The school purchased the 7-acre plot of land the historic building sits on, not to renovate it for housing or office space, but to prevent development: no more car dealerships or strip malls in this key location. The building itself has no indoor plumbing or electricity and as Schlatter explained, “The cost to make that building habitable is not negligible.”

However, the property will soon see more pedestrian traffic with the construction of Bennington’s Ninja Path—a safe pedestrian and cyclist friendly footpath, essentially connecting North Bennington to Downtown Bennington. Part of the path winds through campus and the rest follows the Walloomsac River toward downtown.

Leading out from the front gate, the Silk Road property will be adjacent to the path. The ways in which the property could be used to engage cyclists and pedestrians are endless: perhaps an information center or a family-friendly park, or how about a cyclist saloon?  
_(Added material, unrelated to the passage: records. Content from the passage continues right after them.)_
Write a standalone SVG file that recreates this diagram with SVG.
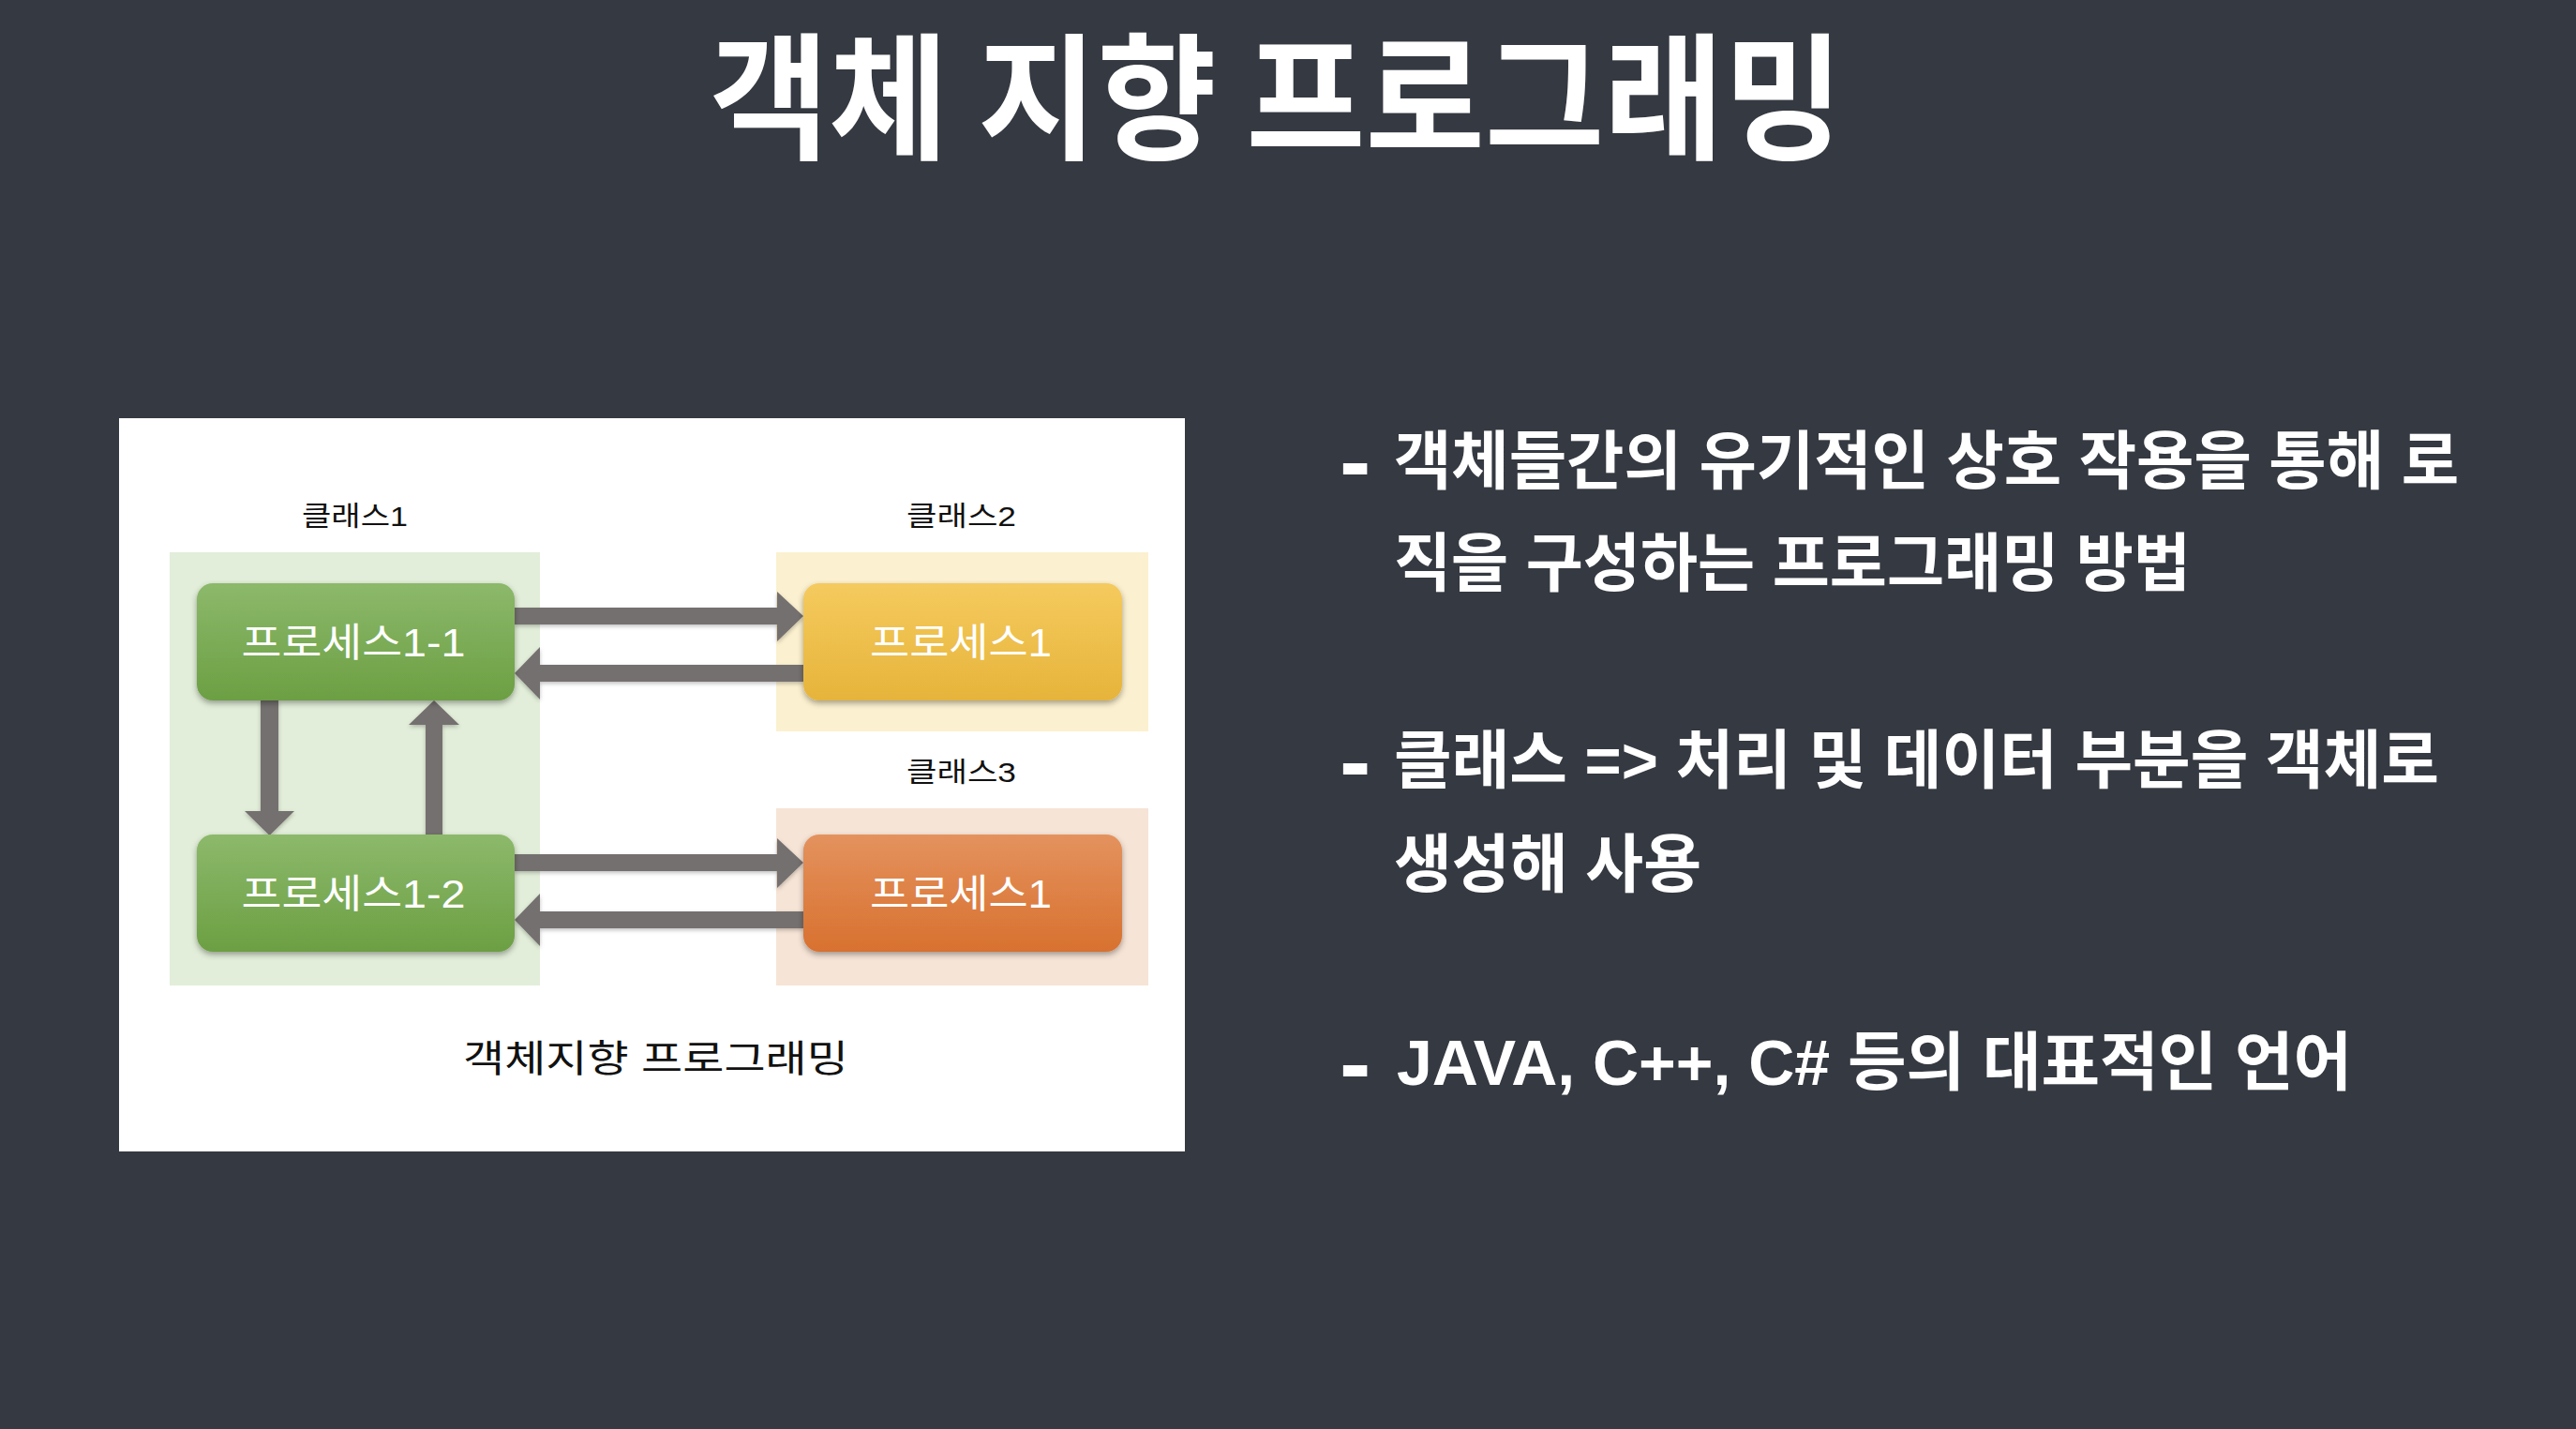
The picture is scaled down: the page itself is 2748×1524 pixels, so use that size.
<svg xmlns="http://www.w3.org/2000/svg" width="2748" height="1524" viewBox="0 0 2748 1524">
<style>
.title{font-family:"Noto Sans CJK KR",sans-serif;font-weight:700;font-size:146px;fill:#ffffff}
.bul{font-family:"Liberation Sans","Noto Sans CJK KR",sans-serif;font-weight:700;font-size:68px;fill:#ffffff}
.dash{font-family:"Liberation Sans",sans-serif;font-weight:700;font-size:100px;fill:#ffffff}
.cls{font-family:"Liberation Sans","Noto Sans CJK KR",sans-serif;font-size:29px;fill:#111111}
.box{font-family:"Liberation Sans","Noto Sans CJK KR",sans-serif;font-size:42px;fill:#ffffff;text-anchor:middle}
.cap{font-family:"Liberation Sans","Noto Sans CJK KR",sans-serif;font-size:40px;fill:#111111}
.arrow{fill:#74706f;filter:url(#ash)}
</style>
<defs>
<linearGradient id="gGreen" x1="0" y1="0" x2="0" y2="1"><stop offset="0" stop-color="#8cb96b"/><stop offset="1" stop-color="#6c9f43"/></linearGradient>
<linearGradient id="gYellow" x1="0" y1="0" x2="0" y2="1"><stop offset="0" stop-color="#f5ca5e"/><stop offset="1" stop-color="#e6b43a"/></linearGradient>
<linearGradient id="gOrange" x1="0" y1="0" x2="0" y2="1"><stop offset="0" stop-color="#e4925e"/><stop offset="1" stop-color="#d8712f"/></linearGradient>
<filter id="bsh" x="-10%" y="-10%" width="120%" height="130%"><feDropShadow dx="0" dy="3" stdDeviation="3" flood-color="#000" flood-opacity="0.35"/></filter>
<filter id="ash" x="-10%" y="-20%" width="120%" height="140%"><feDropShadow dx="0" dy="2" stdDeviation="2" flood-color="#000" flood-opacity="0.25"/></filter>
</defs>
<rect width="2748" height="1524" fill="#353941"/>
<text class="title" x="757" y="158" textLength="1209" lengthAdjust="spacingAndGlyphs">객체 지향 프로그래밍</text>

<g id="panel">
<rect x="127" y="446" width="1137" height="782" fill="#ffffff"/>
<rect x="181" y="589" width="395" height="462" fill="#e2eed9"/>
<rect x="828" y="589" width="397" height="191" fill="#fbf0cf"/>
<rect x="828" y="862" width="397" height="189" fill="#f6e4d6"/>
<text class="cls" x="322" y="561" textLength="113" lengthAdjust="spacingAndGlyphs">클래스1</text>
<text class="cls" x="967" y="561" textLength="117" lengthAdjust="spacingAndGlyphs">클래스2</text>
<text class="cls" x="967" y="834" textLength="117" lengthAdjust="spacingAndGlyphs">클래스3</text>
<text class="cap" x="494" y="1143" textLength="411" lengthAdjust="spacingAndGlyphs">객체지향 프로그래밍</text>
</g>

<g id="connectors">
<path class="arrow" d="M549,648 L829,648 L829,631 L857,657 L829,684 L829,666 L549,666 Z"/>
<path class="arrow" d="M857,709 L576,709 L576,690 L549,718 L576,746 L576,727 L857,727 Z"/>
<path class="arrow" d="M549,911 L829,911 L829,894 L857,920 L829,947 L829,929 L549,929 Z"/>
<path class="arrow" d="M857,972 L576,972 L576,953 L549,981 L576,1009 L576,990 L857,990 Z"/>
<path class="arrow" d="M278,747 L278,865 L261,865 L287.5,891 L314,865 L297,865 L297,747 Z"/>
<path class="arrow" d="M454,890 L454,773 L436,773 L463,747 L490,773 L472,773 L472,890 Z"/>
</g>

<g id="node-p11">
<rect x="210" y="622" width="339" height="125" rx="17" fill="url(#gGreen)" filter="url(#bsh)"/>
<text class="box" x="377" y="700" textLength="239" lengthAdjust="spacingAndGlyphs">프로세스1-1</text>
</g>
<g id="node-p12">
<rect x="210" y="890" width="339" height="125" rx="17" fill="url(#gGreen)" filter="url(#bsh)"/>
<text class="box" x="377" y="968" textLength="239" lengthAdjust="spacingAndGlyphs">프로세스1-2</text>
</g>
<g id="node-c2">
<rect x="857" y="622" width="340" height="125" rx="17" fill="url(#gYellow)" filter="url(#bsh)"/>
<text class="box" x="1025" y="700" textLength="194" lengthAdjust="spacingAndGlyphs">프로세스1</text>
</g>
<g id="node-c3">
<rect x="857" y="890" width="340" height="125" rx="17" fill="url(#gOrange)" filter="url(#bsh)"/>
<text class="box" x="1025" y="968" textLength="194" lengthAdjust="spacingAndGlyphs">프로세스1</text>
</g>

<g id="bullets">
<text class="dash" x="1429" y="526">-</text>
<text class="bul" x="1487" y="516" textLength="1136" lengthAdjust="spacingAndGlyphs">객체들간의 유기적인 상호 작용을 통해 로</text>
<text class="bul" x="1487" y="625" textLength="850" lengthAdjust="spacingAndGlyphs">직을 구성하는 프로그래밍 방법</text>
<text class="dash" x="1429" y="846">-</text>
<text class="bul" x="1487" y="835" textLength="1115" lengthAdjust="spacingAndGlyphs">클래스 =&gt; 처리 및 데이터 부분을 객체로</text>
<text class="bul" x="1487" y="946" textLength="328" lengthAdjust="spacingAndGlyphs">생성해 사용</text>
<text class="dash" x="1429" y="1168">-</text>
<text class="bul" x="1490" y="1157" textLength="1019" lengthAdjust="spacingAndGlyphs">JAVA, C++, C# 등의 대표적인 언어</text>
</g>
</svg>
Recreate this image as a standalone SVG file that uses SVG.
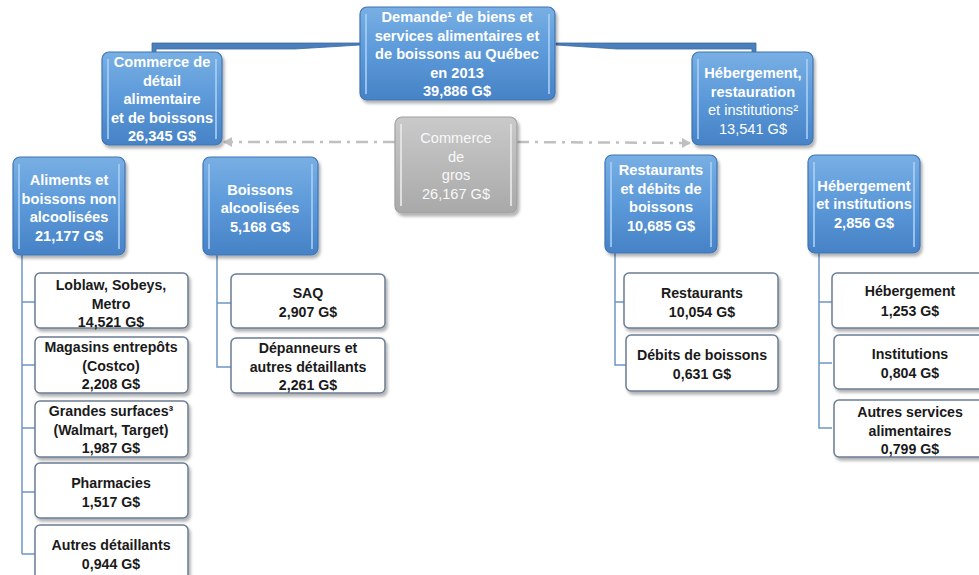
<svg xmlns="http://www.w3.org/2000/svg" width="979" height="575" viewBox="0 0 979 575">
<defs>
<linearGradient id="gb" x1="0" y1="0" x2="0" y2="1">
<stop offset="0" stop-color="#78afe4"/>
<stop offset="0.5" stop-color="#5c99d9"/>
<stop offset="1" stop-color="#4682c6"/>
</linearGradient>
<linearGradient id="gg" x1="0" y1="0" x2="0" y2="1">
<stop offset="0" stop-color="#cacaca"/>
<stop offset="1" stop-color="#a9a9a9"/>
</linearGradient>
<filter id="sh" x="-10%" y="-10%" width="125%" height="125%">
<feDropShadow dx="2" dy="3" stdDeviation="1.5" flood-color="#000" flood-opacity="0.3"/>
</filter>
<marker id="ah" markerWidth="10" markerHeight="10" refX="8" refY="5" orient="auto" markerUnits="userSpaceOnUse">
<path d="M0,0 L9,5 L0,10 Z" fill="#c0c0c0"/>
</marker>
<style>
.bb{fill:url(#gb);stroke:#3f74b3;stroke-width:1.2;filter:url(#sh)}
.gb{fill:url(#gg);stroke:#a0a0a0;stroke-width:1.2;filter:url(#sh)}
.bev{fill:none;stroke:#a9d0f5;stroke-width:2;opacity:0.8}
.gbev{fill:none;stroke:#e6e6e6;stroke-width:2;opacity:0.9}
.lf{fill:#ffffff;stroke:#6a7c93;stroke-width:1.5;filter:url(#sh)}
.wt{font-family:"Liberation Sans",Arial,sans-serif;font-size:14.6px;font-weight:bold;fill:#ffffff;text-anchor:middle}
.wn{font-weight:normal}
.gt{font-family:"Liberation Sans",Arial,sans-serif;font-size:14.6px;fill:#f8f8f8;text-anchor:middle}
.kt{font-family:"Liberation Sans",Arial,sans-serif;font-size:14.2px;font-weight:bold;fill:#1a1a1a;text-anchor:middle}
.ln{fill:none;stroke:#6d96c6;stroke-width:1.5}
.dd{fill:none;stroke:#c0c0c0;stroke-width:2.5;stroke-dasharray:12,6,3,6}
.wg{fill:#4a7fbb;stroke:#3a6aa3;stroke-width:0.8}
</style>
</defs>
<g id="connectors">
<polygon class="wg" points="152,43 360,43 360,45 295,49 156,49 156,53 152,53"/>
<polygon class="wg" points="556,43 756,43 756,53 752,53 752,49 617,49 556,45"/>
<path class="dd" d="M395,142 L224,142" marker-end="url(#ah)"/>
<path class="dd" d="M517,142 L690,143" marker-end="url(#ah)"/>
<path class="ln" d="M22,255 V554 M22,302 H35 M22,365 H35 M22,428 H35 M22,492 H35 M22,554 H35"/>
<path class="ln" d="M217,255 V367 H231 M217,303 H231"/>
<path class="ln" d="M615,253 V365 H626 M615,302 H624"/>
<path class="ln" d="M819,253 V428 H832 M819,302 H832 M819,363 H832"/>
</g>
<g id="n-top">
<rect class="bb" x="360" y="7" width="195" height="93" rx="7"/>
<path class="bev" d="M366,14 V94 M549,14 V94"/>
<text class="wt" x="457" y="22">Demande¹ de biens et</text>
<text class="wt" x="457" y="40.5">services alimentaires et</text>
<text class="wt" x="457" y="59">de boissons au Québec</text>
<text class="wt" x="457" y="77.5">en 2013</text>
<text class="wt" x="457" y="96">39,886 G$</text>
</g>
<g id="n-detail">
<rect class="bb" x="102" y="52" width="120" height="93" rx="7"/>
<path class="bev" d="M108,59 V139 M216,59 V139"/>
<text class="wt" x="162" y="67">Commerce de</text>
<text class="wt" x="162" y="85.5">détail</text>
<text class="wt" x="162" y="104">alimentaire</text>
<text class="wt" x="162" y="122.5">et de boissons</text>
<text class="wt" x="162" y="141">26,345 G$</text>
</g>
<g id="n-gros">
<rect class="gb" x="395" y="117" width="122" height="96" rx="7"/>
<path class="gbev" d="M401,124 V206 M511,124 V206"/>
<text class="gt" x="456" y="143">Commerce</text>
<text class="gt" x="456" y="161.5">de</text>
<text class="gt" x="456" y="180">gros</text>
<text class="gt" x="456" y="198.5">26,167 G$</text>
</g>
<g id="n-hrest">
<rect class="bb" x="692" y="52" width="121" height="93" rx="7"/>
<path class="bev" d="M698,59 V139 M807,59 V139"/>
<text class="wt" x="753" y="78">Hébergement,</text>
<text class="wt" x="753" y="96.5">restauration</text>
<text class="wt wn" x="753" y="115">et institutions²</text>
<text class="wt wn" x="753" y="133.5">13,541 G$</text>
</g>
<g id="n-aliments">
<rect class="bb" x="13" y="157" width="112" height="98" rx="7"/>
<path class="bev" d="M19,164 V249 M119,164 V249"/>
<text class="wt" x="69" y="185">Aliments et</text>
<text class="wt" x="69" y="203.5">boissons non</text>
<text class="wt" x="69" y="222">alcoolisées</text>
<text class="wt" x="69" y="240.5">21,177 G$</text>
</g>
<g id="n-alcool">
<rect class="bb" x="203" y="157" width="115" height="98" rx="7"/>
<path class="bev" d="M209,164 V249 M312,164 V249"/>
<text class="wt" x="260" y="194.5">Boissons</text>
<text class="wt" x="260" y="213">alcoolisées</text>
<text class="wt" x="260" y="231.5">5,168 G$</text>
</g>
<g id="n-restos">
<rect class="bb" x="605" y="155" width="112" height="98" rx="7"/>
<path class="bev" d="M611,162 V247 M711,162 V247"/>
<text class="wt" x="661" y="175">Restaurants</text>
<text class="wt" x="661" y="193.5">et débits de</text>
<text class="wt" x="661" y="212">boissons</text>
<text class="wt" x="661" y="230.5">10,685 G$</text>
</g>
<g id="n-hebinst">
<rect class="bb" x="808" y="155" width="112" height="98" rx="7"/>
<path class="bev" d="M814,162 V247 M914,162 V247"/>
<text class="wt" x="864" y="190.5">Hébergement</text>
<text class="wt" x="864" y="209">et institutions</text>
<text class="wt" x="864" y="227.5">2,856 G$</text>
</g>
<g id="n-loblaw">
<rect class="lf" x="35" y="273" width="153" height="55" rx="5"/>
<text class="kt" x="111" y="290">Loblaw, Sobeys,</text>
<text class="kt" x="111" y="308.5">Metro</text>
<text class="kt" x="111" y="327">14,521 G$</text>
</g>
<g id="n-magasins">
<rect class="lf" x="35" y="337" width="153" height="56" rx="5"/>
<text class="kt" x="111" y="352">Magasins entrepôts</text>
<text class="kt" x="111" y="370.5">(Costco)</text>
<text class="kt" x="111" y="389">2,208 G$</text>
</g>
<g id="n-grandes">
<rect class="lf" x="35" y="401" width="153" height="56" rx="5"/>
<text class="kt" x="111" y="416">Grandes surfaces³</text>
<text class="kt" x="111" y="434.5">(Walmart, Target)</text>
<text class="kt" x="111" y="453">1,987 G$</text>
</g>
<g id="n-pharma">
<rect class="lf" x="35" y="463" width="153" height="55" rx="5"/>
<text class="kt" x="111" y="488">Pharmacies</text>
<text class="kt" x="111" y="506.5">1,517 G$</text>
</g>
<g id="n-autresdet">
<rect class="lf" x="35" y="525" width="153" height="60" rx="5"/>
<text class="kt" x="111" y="550">Autres détaillants</text>
<text class="kt" x="111" y="568.5">0,944 G$</text>
</g>
<g id="n-saq">
<rect class="lf" x="231" y="274" width="154" height="54" rx="5"/>
<text class="kt" x="308" y="298">SAQ</text>
<text class="kt" x="308" y="316.5">2,907 G$</text>
</g>
<g id="n-depanneurs">
<rect class="lf" x="231" y="338" width="154" height="55" rx="5"/>
<text class="kt" x="308" y="353">Dépanneurs et</text>
<text class="kt" x="308" y="371.5">autres détaillants</text>
<text class="kt" x="308" y="390">2,261 G$</text>
</g>
<g id="n-restaurants">
<rect class="lf" x="624" y="273" width="154" height="55" rx="5"/>
<text class="kt" x="702" y="298">Restaurants</text>
<text class="kt" x="702" y="316.5">10,054 G$</text>
</g>
<g id="n-debits">
<rect class="lf" x="626" y="335" width="152" height="56" rx="5"/>
<text class="kt" x="702" y="360">Débits de boissons</text>
<text class="kt" x="702" y="378.5">0,631 G$</text>
</g>
<g id="n-heb">
<rect class="lf" x="832" y="273" width="160" height="55" rx="5"/>
<text class="kt" x="910" y="296">Hébergement</text>
<text class="kt" x="910" y="315.5">1,253 G$</text>
</g>
<g id="n-institutions">
<rect class="lf" x="834" y="335" width="158" height="54" rx="5"/>
<text class="kt" x="910" y="359">Institutions</text>
<text class="kt" x="910" y="377.5">0,804 G$</text>
</g>
<g id="n-autresserv">
<rect class="lf" x="834" y="400" width="158" height="57" rx="5"/>
<text class="kt" x="910" y="417">Autres services</text>
<text class="kt" x="910" y="435.5">alimentaires</text>
<text class="kt" x="910" y="454">0,799 G$</text>
</g>
</svg>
Why “Ninja”? The path has been the Berkshire Cultural Resource Center’s pet project for some time now, constantly being slipped into other initiatives in hopes of being passed—sneaky, unseen, ninja-like.

The construction of the first leg is scheduled to begin in May, from the front gate to Hannaford. The school has contributed funds and an easement to support this portion of the project. The town of Bennington has secured partial funds for the remainder of the path, and construction is scheduled to continue in 2018.  

The Ninja Path offers a new way for the school to engage with the greater Bennington community, and vice versa, unlike anything we’ve had in the past. As Schlatter explained, “It’s really a huge development for us having a safe and pedestrian-friendly and cyclist-friendly way to connect the campus to Bennington proper.”